Adanya RDF, persoalan sampah sesungguhnya bisa teratasi. Ini sejalan dengan persoalan Cilacap yang mulai kehabisan lokasi pembuangan sampah. Menurut Koen, saat ini lahan TPA Jeruklegi hanya tersisa 1,4 hektar dan, Pemkab memprediksi bakal habis tahun ini. 

red

TPA Jeruklegi adalah satu dari empat TPA di sana. Dengan luas 6,3 hektar —atau hampir sama dengan luas dua kali Istana Kepresidenan, menjadikannya yang terbesar di Cilacap. Di sini, sampah dari lima kecamatan ditumpuk.

Volume sampah yang tak lagi terbendung itu, toh menjadi persoalan baru. Sementara kalau membuka TPA lagi, ada kemungkinan diprotes masyarakat karena akan memunculkan masalah sosial. Tak hanya itu, dana yang harus dirogoh  juga besar lantaran harga tanah terus naik. Hitungannya, butuh Rp40 miliar untuk membikin lahan TPA seluas lima hektar setiap lima tahun.

Maka, RDF menjadi jalan keluar. Tanpa menciptakan lahan baru, proyek ini membuat Pemkab bisa memperpanjang umur TPA Jeruklegi.

"Memperpanjang usia pakai TPA sampai tahun 2025. Jadi kita bisa perpanjang usia pakai, tidak beli TPA."  

red

Di negara berkembang, teknologi RDF terbilang jarang. Ini karena proyek tersebut mahal. Kementerian Luar Negeri Denmark, melalui Kedutaan Besarnya di Jakarta, menawarkan diri untuk terlibat dalam proyek RDF tahun lalu. Melalui tim bernama Environmental Support Programme atau ESP, Denmark menilai, Cilacap memiliki komitmen dalam penanganan sampah sehingga layak mendapat hibah.

Pemkab Cilacap pun menyambut niat itu. Pasalnya, pembuatan pabrik RDF memakan dana jumbo yakni Rp82 miliar. Maka muncullah kesepakatan: Denmark memberi donasi sebesar Rp44 miliar, lalu sisanya menjadi tanggungan Pemkab Cilacap, Pemprov Jawa Tengah, dan Kementerian Pembangunan Umum dan Perumahan Rakyat.
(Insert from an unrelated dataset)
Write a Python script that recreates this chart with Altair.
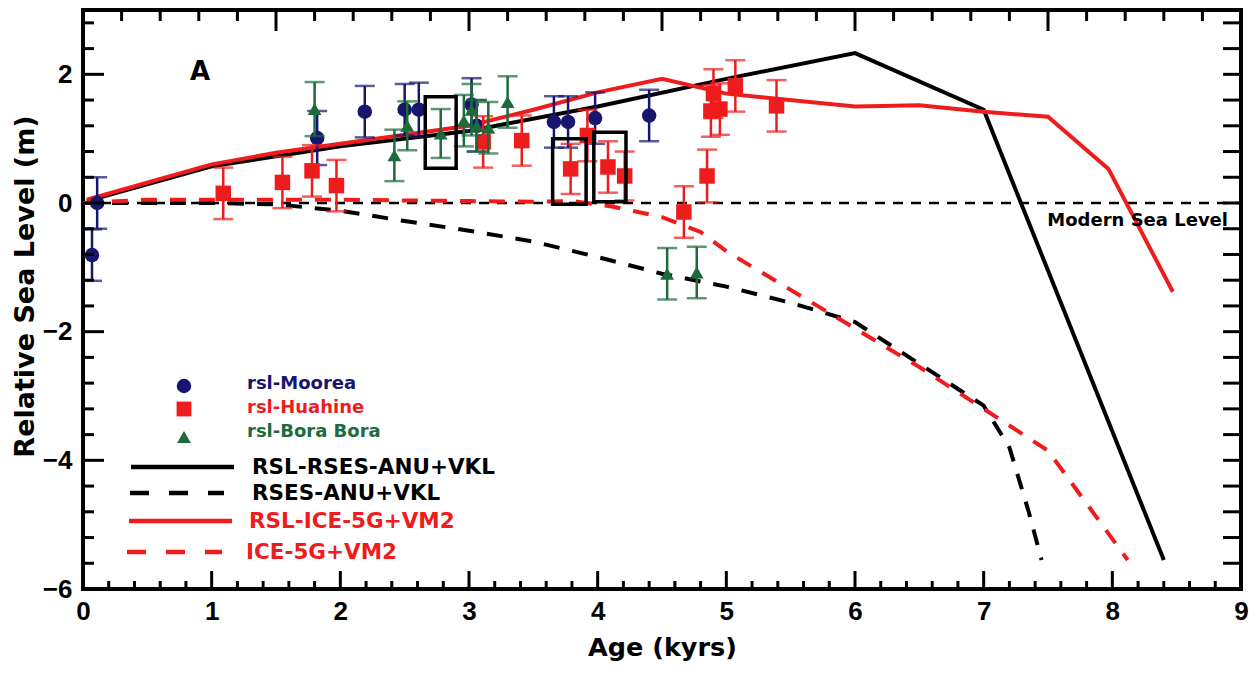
import altair as alt
import pandas as pd
import numpy as np

# ---------------- data ----------------
moorea_age = [0.07, 0.11, 1.82, 2.19, 2.50, 2.61, 3.02, 3.06, 3.66, 3.77, 3.98, 4.40]
moorea_rsl = [-0.81, 0.00, 1.01, 1.42, 1.45, 1.45, 1.53, 1.20, 1.26, 1.26, 1.32, 1.36]
moorea_err = [0.40, 0.40, 0.42, 0.40, 0.40, 0.42, 0.41, 0.40, 0.40, 0.40, 0.40, 0.40]

huahine_age = [1.09, 1.55, 1.78, 1.97, 3.11, 3.41, 3.79, 3.92, 4.08, 4.21, 4.67, 4.85, 4.88, 4.95, 4.90, 5.07, 5.39]
huahine_rsl = [0.15, 0.32, 0.50, 0.27, 0.95, 0.97, 0.53, 1.05, 0.56, 0.42, -0.14, 0.42, 1.43, 1.46, 1.70, 1.82, 1.51]
huahine_err = [0.40, 0.40, 0.40, 0.40, 0.40, 0.39, 0.39, 0.40, 0.40, 0.38, 0.40, 0.41, 0.40, 0.40, 0.38, 0.40, 0.40]

bora_age = [1.80, 2.42, 2.52, 2.78, 2.96, 3.02, 3.06, 3.15, 3.30, 4.54, 4.77]
bora_rsl = [1.46, 0.74, 1.20, 1.08, 1.28, 1.45, 1.20, 1.17, 1.57, -1.10, -1.08]
bora_err = [0.42, 0.40, 0.38, 0.38, 0.40, 0.40, 0.40, 0.40, 0.40, 0.40, 0.40]

rsl_anu_age = [0.03, 1.0, 2.0, 3.0, 4.0, 5.0, 6.0, 7.0, 8.4]
rsl_anu_val = [0.03, 0.57, 0.88, 1.12, 1.50, 1.93, 2.33, 1.45, -5.55]

anu_age = [0.0, 1.0, 1.5, 2.0, 2.5, 3.0, 3.5, 4.0, 4.5, 5.0, 5.5, 6.0, 6.5, 7.0, 7.2, 7.35, 7.45]
anu_val = [0.0, 0.0, -0.02, -0.12, -0.28, -0.43, -0.60, -0.84, -1.10, -1.30, -1.55, -1.85, -2.50, -3.15, -3.80, -4.80, -5.55]

rsl_ice_age = [0.03, 1.0, 1.5, 2.0, 3.0, 3.5, 4.0, 4.5, 5.0, 6.0, 6.5, 7.0, 7.5, 7.97, 8.47]
rsl_ice_val = [0.05, 0.60, 0.78, 0.92, 1.20, 1.45, 1.72, 1.93, 1.70, 1.50, 1.52, 1.42, 1.34, 0.53, -1.38]

ice_age = [0.0, 0.5, 1.0, 2.0, 3.0, 3.5, 3.8, 4.1, 4.5, 4.8, 5.0, 5.5, 6.0, 6.5, 7.0, 7.5, 8.12]
ice_val = [0.0, 0.05, 0.05, 0.05, 0.03, 0.02, 0.03, -0.05, -0.22, -0.45, -0.75, -1.35, -1.95, -2.55, -3.20, -3.85, -5.55]

box_x1 = [2.66, 3.65, 3.97]
box_x2 = [2.90, 3.91, 4.22]
box_y1 = [0.54, -0.02, 0.02]
box_y2 = [1.65, 1.00, 1.10]

legend_points = ["rsl-Moorea", "rsl-Huahine", "rsl-Bora Bora"]
legend_lines = ["RSL-RSES-ANU+VKL", "RSES-ANU+VKL", "RSL-ICE-5G+VM2", "ICE-5G+VM2"]

# ---------------- style ----------------
W, H = 1158, 579
FONT = "Liberation Sans"
TFONT = "DejaVu Sans"
NAVY, RED, GREEN = "#16166e", "#ee1c1c", "#1b6b3b"

xscale = alt.Scale(domain=[0, 9], nice=False, zero=False)
yscale = alt.Scale(domain=[-6, 3], nice=False, zero=False)
xaxis = alt.Axis(title="Age (kyrs)", values=list(range(10)), format="d", labelFlush=False,
                 domain=False, ticks=False, tickSize=0, grid=False, labelOverlap=False,
                 labelPadding=9, labelFont=FONT, labelFontSize=26, labelFontWeight="bold",
                 labelColor="black", titleFont=TFONT, titleFontSize=25.5, titleFontWeight="bold",
                 titleColor="black", titlePadding=11)
yaxis = alt.Axis(title="Relative Sea Level (m)", values=[-6, -4, -2, 0, 2], format="d",
                 domain=False, ticks=False, tickSize=0, grid=False, labelOverlap=False,
                 labelPadding=11, labelFont=FONT, labelFontSize=26, labelFontWeight="bold",
                 labelColor="black", titleFont=TFONT, titleFontSize=27, titleFontWeight="bold",
                 titleColor="black", titlePadding=3, titleY=276)


def X(f):
    return alt.X(f, type="quantitative", scale=xscale, axis=xaxis)


def Y(f):
    return alt.Y(f, type="quantitative", scale=yscale, axis=yaxis)


def pts(ages, vals, errs):
    return pd.DataFrame({"age": ages, "rsl": vals,
                         "lo": [v - e for v, e in zip(vals, errs)],
                         "hi": [v + e for v, e in zip(vals, errs)]})


layers = []

# modern sea level
zl = pd.DataFrame({"age": [0, 9], "rsl": [0, 0]})
layers.append(alt.Chart(zl).mark_line(color="black", strokeWidth=2.5, strokeDash=[10, 8])
              .encode(x=X("age"), y=Y("rsl")))

# model curves (red drawn over black)
curves = [
    (rsl_anu_age, rsl_anu_val, "black", None),
    (anu_age, anu_val, "black", [16, 13]),
    (rsl_ice_age, rsl_ice_val, RED, None),
    (ice_age, ice_val, RED, [16, 13]),
]
for a, v, c, d in curves:
    df = pd.DataFrame({"age": a, "rsl": v})
    kw = dict(color=c, strokeWidth=4)
    if d:
        kw["strokeDash"] = d
    layers.append(alt.Chart(df).mark_line(**kw).encode(x=X("age"), y=Y("rsl"), order="age:Q"))

# data points with error bars
series = [
    (moorea_age, moorea_rsl, moorea_err, NAVY, "circle", 210),
    (huahine_age, huahine_rsl, huahine_err, RED, "square", 240),
    (bora_age, bora_rsl, bora_err, GREEN, "triangle-up", 190),
]
for a, v, e, c, shp, sz in series:
    df = pts(a, v, e)
    base = alt.Chart(df)
    layers.append(base.mark_rule(color=c, strokeWidth=2.5).encode(x=X("age"), y=Y("lo"), y2="hi"))
    layers.append(base.mark_tick(color=c, thickness=2.5, size=20, orient="horizontal")
                  .encode(x=X("age"), y=Y("lo")))
    layers.append(base.mark_tick(color=c, thickness=2.5, size=20, orient="horizontal")
                  .encode(x=X("age"), y=Y("hi")))
    layers.append(base.mark_point(shape=shp, filled=True, color=c, size=sz, opacity=1)
                  .encode(x=X("age"), y=Y("rsl")))

# boxes
bx = pd.DataFrame({"x1": box_x1, "x2": box_x2, "y1": box_y1, "y2": box_y2})
layers.append(alt.Chart(bx).mark_rect(fill=None, fillOpacity=0, stroke="black", strokeWidth=3.5)
              .encode(x=X("x1"), x2="x2", y=Y("y1"), y2="y2"))

# inward tick marks
one = pd.DataFrame({"a": [0]})
bt = pd.DataFrame({"t": np.round(np.arange(0, 9.001, 0.2), 3)})
bt["major"] = (np.abs(bt["t"] - np.round(bt["t"])) < 1e-6)
tt = pd.DataFrame({"t": np.round(np.arange(0, 9.001, 0.3), 3)})
tt["major"] = (np.abs(tt["t"] / 1.5 - np.round(tt["t"] / 1.5)) < 1e-6)
lt = pd.DataFrame({"t": np.round(np.arange(-6, 3.001, 0.4), 3)})
lt["major"] = (np.abs(lt["t"] / 2 - np.round(lt["t"] / 2)) < 1e-6)

for df, side in [(bt, "bottom"), (tt, "top")]:
    for maj, ln in ([True, 18], [False, 8]) if side == "bottom" else ([True, 21], [False, 11]):
        d = df[df["major"] == maj]
        if side == "bottom":
            enc = dict(x=X("t"), y=alt.value(H), y2=alt.value(H - ln))
        else:
            enc = dict(x=X("t"), y=alt.value(0), y2=alt.value(ln))
        layers.append(alt.Chart(d).mark_rule(color="black", strokeWidth=3).encode(**enc))
for maj, ln in ([True, 21], [False, 11]):
    d = lt[lt["major"] == maj]
    layers.append(alt.Chart(d).mark_rule(color="black", strokeWidth=3)
                  .encode(y=Y("t"), x=alt.value(0), x2=alt.value(ln)))
layers.append(alt.Chart(lt).mark_rule(color="black", strokeWidth=3)
              .encode(y=Y("t"), x=alt.value(W - 18), x2=alt.value(W)))

# annotations
layers.append(alt.Chart(one).mark_text(text="A", font=TFONT, fontSize=26, fontWeight="bold",
                                       color="black", align="center", baseline="middle")
              .encode(x=alt.value(117), y=alt.value(62)))
layers.append(alt.Chart(one).mark_text(text="Modern Sea Level", font=TFONT, fontSize=18,
                                       fontWeight="bold", color="black", align="right",
                                       baseline="middle")
              .encode(x=alt.value(1145), y=alt.value(211)))

# custom legend
pt_leg = [(NAVY, "circle", 210, 376, 374), (RED, "square", 220, 399, 398),
          (GREEN, "triangle-up", 190, 427, 422)]
for (c, shp, sz, sy, ty), lab in zip(pt_leg, legend_points):
    layers.append(alt.Chart(one).mark_point(shape=shp, filled=True, color=c, size=sz, opacity=1)
                  .encode(x=alt.value(101), y=alt.value(sy)))
    layers.append(alt.Chart(one).mark_text(text=lab, font=TFONT, fontSize=18, fontWeight="bold",
                                           color=c, align="left", baseline="middle")
                  .encode(x=alt.value(164), y=alt.value(ty)))

ln_leg = [("black", None, 48, 151, 457, 169), ("black", [19, 20], 47, 141, 483, 169),
          (RED, None, 46, 149, 511, 166), (RED, [19, 20], 44, 139, 542, 163)]
for (c, d, x1, x2, yy, tx), lab in zip(ln_leg, legend_lines):
    kw = dict(color=c, strokeWidth=4.5)
    if d:
        kw["strokeDash"] = d
    layers.append(alt.Chart(one).mark_rule(**kw)
                  .encode(x=alt.value(x1), x2=alt.value(x2), y=alt.value(yy)))
    layers.append(alt.Chart(one).mark_text(text=lab, font=TFONT, fontSize=21.5, fontWeight="bold",
                                           color=c, align="left", baseline="middle")
                  .encode(x=alt.value(tx), y=alt.value(yy + 1)))

chart = (alt.layer(*layers)
         .properties(width=W, height=H, autosize=alt.AutoSizeParams(type="none"),
                     padding={"left": 75, "top": 2, "right": 8, "bottom": 72},
                     background="white")
         .configure_view(stroke="black", strokeWidth=4))

chart.save("out.html", embed_options={"renderer": "svg", "actions": False})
Tim dari Kedutaan Besar Denmark di Jakarta dengan bangga mempresentasikan proyek besar ini kepada para jurnalis. Dalam presentasinya, mereka memutar video dokumentasi yang menunjukkan kedekatan pemerintah Denmark dengan Indonesia.

Juru Bicara ESP3 —tim bentukan Kedutaan Besar Denmark untuk proyek RDF, Emil Salim mengatakan, Denmark berharap teknologi canggih ini bisa ditiru daerah lain.

“Kalau ditanya kenapa Denmark mau seperti ini? Kita ingin memberikan sesuatu yang inovatif yang nanti kalau berhasil bisa menjadi contoh bagi pihak swasta atau pihak Indonesia untuk direplikasi di tempat lain,” imbuh Emil Salim.

Di proyek ini, ada juga pelibatan swasta. Yaitu perusahaan semen PT. Holchim. Pembagian kerjanya, Pemkab Cilacap akan menjadi pengelola fasilitas pabrik dan Denmark berperan sebagai penyedia alat berat dan pelatihan teknisi.

Sementara PT. Holchim akan mengoperasikan mesin-mesin pengolahan sampah menjadi energi pengganti batubara itu. 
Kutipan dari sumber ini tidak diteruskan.